▶ [PROBLEM TO SOLVE]: Take the lines of the data below from the very first through the line containing "const yAxisName = 'Z-Score';" and output them exactly, pictures excluded.

▶ [SOURCE DATA]:
◆ ◆ ◆ ◆ ◆ ◆ ◆

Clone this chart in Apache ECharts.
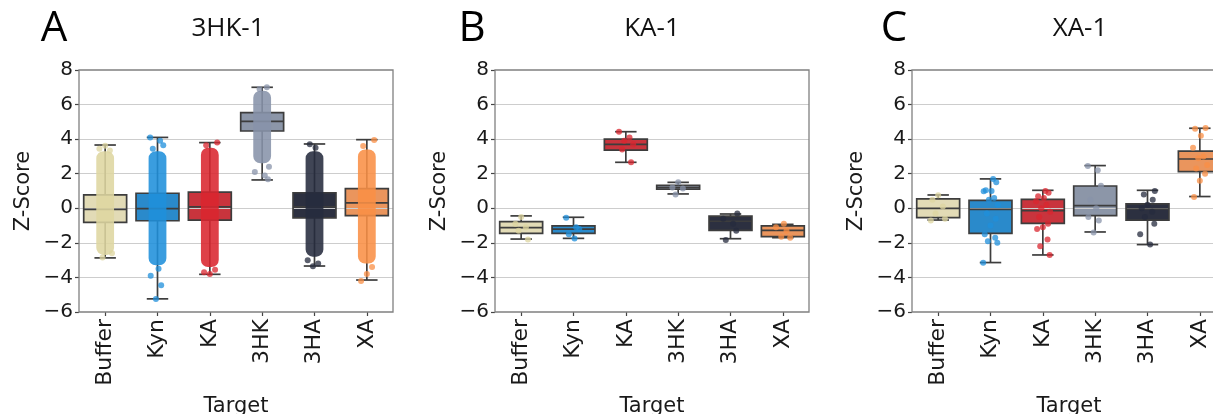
<!DOCTYPE html>
<html><head><meta charset="utf-8">
<script src="https://cdn.jsdelivr.net/npm/echarts@6/dist/echarts.min.js"></script>
<style>html,body{margin:0;padding:0;background:#fff}#c{width:1213px;height:414px}</style>
</head><body><div id="c"></div>
<script>
// ---------------- data ----------------
const categories = ['Buffer', 'Kyn', 'KA', '3HK', '3HA', 'XA'];
const yTicks = [-6, -4, -2, 0, 2, 4, 6, 8];
const panelLetters = ['A', 'B', 'C'];
const panelTitles = ['3HK-1', 'KA-1', 'XA-1'];
const xAxisName = 'Target';
const yAxisName = 'Z-Score';

// box stats per category: [lowWhisker, Q1, median, Q3, highWhisker]
const boxA = [
  [-2.87, -0.81, -0.06, 0.78, 3.66],
  [-5.24, -0.72, -0.02, 0.87, 4.10],
  [-3.82, -0.68, 0.08, 0.93, 3.80],
  [1.64, 4.47, 5.03, 5.53, 7.00],
  [-3.34, -0.56, 0.08, 0.90, 3.72],
  [-4.15, -0.42, 0.31, 1.14, 3.97]
];
const boxB = [
  [-1.78, -1.45, -1.12, -0.77, -0.44],
  [-1.74, -1.45, -1.21, -1.02, -0.52],
  [2.66, 3.37, 3.70, 4.00, 4.43],
  [0.83, 1.10, 1.20, 1.33, 1.50],
  [-1.76, -1.28, -0.75, -0.45, -0.33],
  [-1.70, -1.64, -1.28, -1.02, -0.93]
];
const boxC = [
  [-0.68, -0.54, 0.00, 0.54, 0.77],
  [-3.14, -1.45, -0.06, 0.46, 1.70],
  [-2.70, -0.87, -0.14, 0.52, 1.04],
  [-1.37, -0.42, 0.15, 1.29, 2.47],
  [-2.10, -0.68, -0.04, 0.25, 1.04],
  [0.68, 2.12, 2.85, 3.31, 4.63]
];

// panel A: dense strip of points, extent of the dense part [low, high]
const cloudA = [
  [-2.7, 3.3],
  [-3.3, 3.3],
  [-3.4, 3.5],
  [2.6, 6.8],
  [-2.8, 3.3],
  [-3.2, 3.4]
];
// panel A: sparse points beyond the dense part
const pointsA = [
  [3.62, 3.45, 3.35, -2.85, -2.6],
  [4.1, 3.9, 3.65, 3.45, -3.5, -3.9, -4.45, -5.25],
  [3.8, 3.65, -3.55, -3.8, -3.7],
  [7.0, 6.9, 2.4, 2.1, 1.9, 1.68],
  [3.7, 3.5, -3.0, -3.2, -3.35],
  [3.95, 3.6, -3.4, -3.8, -4.2]
];
const pointsB = [
  [-0.5, -0.9, -1.1, -1.3, -1.8],
  [-0.55, -1.1, -1.2, -1.5, -1.75],
  [4.43, 4.1, 3.9, 3.7, 3.4, 2.66],
  [1.5, 1.2, 1.15, 0.8],
  [-0.3, -0.6, -0.9, -1.3, -1.83],
  [-0.9, -1.1, -1.3, -1.65, -1.7]
];
const pointsC = [
  [0.75, 0.5, 0.1, -0.3, -0.6, -0.7],
  [1.7, 1.5, 1.05, 1.0, 0.98, 0.6, 0.5, 0.2, -0.3, -0.6, -1.0, -1.5, -1.7, -1.9, -2.0, -3.15],
  [1.0, 0.9, 0.7, 0.6, 0.4, 0.2, 0.0, -0.2, -0.5, -0.9, -1.1, -1.2, -1.8, -2.2, -2.7],
  [2.45, 2.2, 1.3, 0.5, 0.0, -0.5, -0.7, -1.4],
  [1.0, 0.8, 0.5, 0.2, 0.0, -0.2, -0.5, -0.9, -1.5, -2.1],
  [4.65, 4.6, 4.2, 3.5, 3.0, 2.9, 2.5, 2.3, 2.0, 1.6, 0.65]
];

// ---------------- style ----------------
const stripColors = ['#ded6a0', '#1f8fdb', '#d9262f', '#8893aa', '#262b3d', '#f98f46'];
const boxColors = ['#e2dbb6', '#2a8acb', '#c9343d', '#8c96a8', '#2c3040', '#ea955d'];
const jitterPattern = [0.0, -0.11, 0.09, -0.05, 0.13, -0.14, 0.05, 0.11, -0.09, 0.02, -0.13, 0.07, -0.03, 0.14, -0.07, 0.1];
const gridsPx = [
  { left: 79, top: 70, width: 314, height: 242 },
  { left: 495, top: 70, width: 314, height: 242 },
  { left: 912, top: 70, width: 314, height: 242 }
];
const titlePos = [[228, 29], [652, 29], [1080, 29]];
const letterPos = [[54, 29], [472, 29], [894, 29]];
const EDGE = '#3d3d3d';
const FONT = 'DejaVu Sans';

const boxes = [boxA, boxB, boxC];
const points = [pointsA, pointsB, pointsC];

function boxData(b) { return b.map((s, i) => [i].concat(s)); }
function pointData(p) {
  const out = []; let k = 0;
  p.forEach((arr, i) => arr.forEach(v => { out.push([i, v, jitterPattern[k % jitterPattern.length]]); k++; }));
  return out;
}

function renderFill(params, api) {
  const x = api.value(0);
  const q1 = api.coord([x, api.value(2)]);
  const q3 = api.coord([x, api.value(4)]);
  const bw = api.size([1, 0])[0] * 0.82;
  return {
    type: 'rect',
    shape: { x: q1[0] - bw / 2, y: q3[1], width: bw, height: q1[1] - q3[1] },
    style: { fill: boxColors[x], stroke: null }
  };
}
function renderLines(params, api) {
  const x = api.value(0);
  const lo = api.coord([x, api.value(1)]);
  const q1 = api.coord([x, api.value(2)]);
  const md = api.coord([x, api.value(3)]);
  const q3 = api.coord([x, api.value(4)]);
  const hi = api.coord([x, api.value(5)]);
  const bw = api.size([1, 0])[0] * 0.82;
  const cx = q1[0];
  const st = { stroke: EDGE, lineWidth: 1.7, fill: null };
  return {
    type: 'group',
    children: [
      { type: 'rect', shape: { x: cx - bw / 2, y: q3[1], width: bw, height: q1[1] - q3[1] }, style: st },
      { type: 'line', shape: { x1: cx - bw / 2, y1: md[1], x2: cx + bw / 2, y2: md[1] }, style: st },
      { type: 'line', shape: { x1: cx, y1: q3[1], x2: cx, y2: hi[1] }, style: st },
      { type: 'line', shape: { x1: cx, y1: q1[1], x2: cx, y2: lo[1] }, style: st },
      { type: 'line', shape: { x1: cx - bw / 4, y1: hi[1], x2: cx + bw / 4, y2: hi[1] }, style: st },
      { type: 'line', shape: { x1: cx - bw / 4, y1: lo[1], x2: cx + bw / 4, y2: lo[1] }, style: st }
    ]
  };
}
function renderCloud(params, api) {
  const x = api.value(0);
  const lo = api.coord([x, api.value(1)]);
  const hi = api.coord([x, api.value(2)]);
  const w = api.size([1, 0])[0] * 0.34;
  return {
    type: 'rect',
    shape: { x: lo[0] - w / 2, y: hi[1], width: w, height: lo[1] - hi[1], r: w / 2.5 },
    style: { fill: stripColors[x], opacity: 0.88 }
  };
}
function renderPoint(params, api) {
  const x = api.value(0);
  const p = api.coord([x, api.value(1)]);
  const bandW = api.size([1, 0])[0];
  return {
    type: 'circle',
    shape: { cx: p[0] + api.value(2) * bandW, cy: p[1], r: 3 },
    style: { fill: stripColors[x], opacity: 0.75 }
  };
}

const option = {
  animation: false,
  backgroundColor: '#fff',
  grid: gridsPx.map(g => Object.assign({ show: true, borderColor: '#808080', borderWidth: 1.3, z: 6, backgroundColor: 'transparent', outerBoundsMode: 'none', containLabel: false }, g)),
  xAxis: gridsPx.map((g, i) => ({
    type: 'category', gridIndex: i, data: categories, boundaryGap: true,
    axisLine: { show: false, onZero: false },
    axisTick: { show: true, alignWithLabel: true, length: 4, lineStyle: { color: '#444', width: 1.2 } },
    axisLabel: { rotate: 90, interval: 0, margin: 7, fontSize: 22, fontFamily: FONT, color: '#1a1a1a' },
    name: xAxisName, nameLocation: 'middle', nameGap: 84,
    nameTextStyle: { fontSize: 21, fontFamily: FONT, color: '#1a1a1a' },
    splitLine: { show: false }, z: 2
  })),
  yAxis: gridsPx.map((g, i) => ({
    type: 'value', gridIndex: i, min: yTicks[0], max: yTicks[yTicks.length - 1], interval: 2,
    axisLine: { show: false, onZero: false },
    axisTick: { show: true, length: 4, lineStyle: { color: '#444', width: 1.2 } },
    axisLabel: { margin: 6, fontSize: 20, fontFamily: FONT, color: '#1a1a1a', formatter: v => String(v).replace('-', '\u2212') },
    splitLine: { show: true, showMinLine: false, showMaxLine: false, lineStyle: { color: '#cdcdcd', width: 1.2 } },
    name: yAxisName, nameLocation: 'middle', nameGap: 45, nameRotate: 90,
    nameTextStyle: { fontSize: 21, fontFamily: FONT, color: '#1a1a1a' },
    z: 2
  })),
  graphic: panelTitles.map((t, i) => ({
    type: 'text', x: titlePos[i][0], y: titlePos[i][1], z: 10,
    style: { text: t, fontSize: 26, fontFamily: 'Open Sans', fill: '#111', textAlign: 'center', textVerticalAlign: 'middle' }
  })).concat(panelLetters.map((t, i) => ({
    type: 'text', x: letterPos[i][0], y: letterPos[i][1], z: 10,
    style: { text: t, fontSize: 42, fontFamily: 'Open Sans', fill: '#000', textAlign: 'center', textVerticalAlign: 'middle' }
  }))),
  series: []
};

boxes.forEach((b, i) => {
  option.series.push({ type: 'custom', xAxisIndex: i, yAxisIndex: i, z: 1, renderItem: renderFill, data: boxData(b), encode: { x: 0, y: [2, 4] } });
  option.series.push({ type: 'custom', xAxisIndex: i, yAxisIndex: i, z: 3, renderItem: renderLines, data: boxData(b), encode: { x: 0, y: [1, 5] } });
  if (i === 0) {
    option.series.push({ type: 'custom', xAxisIndex: i, yAxisIndex: i, z: 4, renderItem: renderCloud, data: cloudA.map((c, k) => [k].concat(c)), encode: { x: 0, y: [1, 2] } });
  }
  option.series.push({ type: 'custom', xAxisIndex: i, yAxisIndex: i, z: 5, renderItem: renderPoint, data: pointData(points[i]), encode: { x: 0, y: 1 } });
});

const chart = echarts.init(document.getElementById('c'), null, { renderer: 'canvas' });
chart.setOption(option);
</script></body></html>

◆ ◆ ◆ ◆ ◆ ◆ ◆

▶ [SOLUTION FOR THIS PROBLEM]:
Clone this chart in Apache ECharts.
<!DOCTYPE html>
<html><head><meta charset="utf-8">
<script src="https://cdn.jsdelivr.net/npm/echarts@6/dist/echarts.min.js"></script>
<style>html,body{margin:0;padding:0;background:#fff}#c{width:1213px;height:414px}</style>
</head><body><div id="c"></div>
<script>
// ---------------- data ----------------
const categories = ['Buffer', 'Kyn', 'KA', '3HK', '3HA', 'XA'];
const yTicks = [-6, -4, -2, 0, 2, 4, 6, 8];
const panelLetters = ['A', 'B', 'C'];
const panelTitles = ['3HK-1', 'KA-1', 'XA-1'];
const xAxisName = 'Target';
const yAxisName = 'Z-Score';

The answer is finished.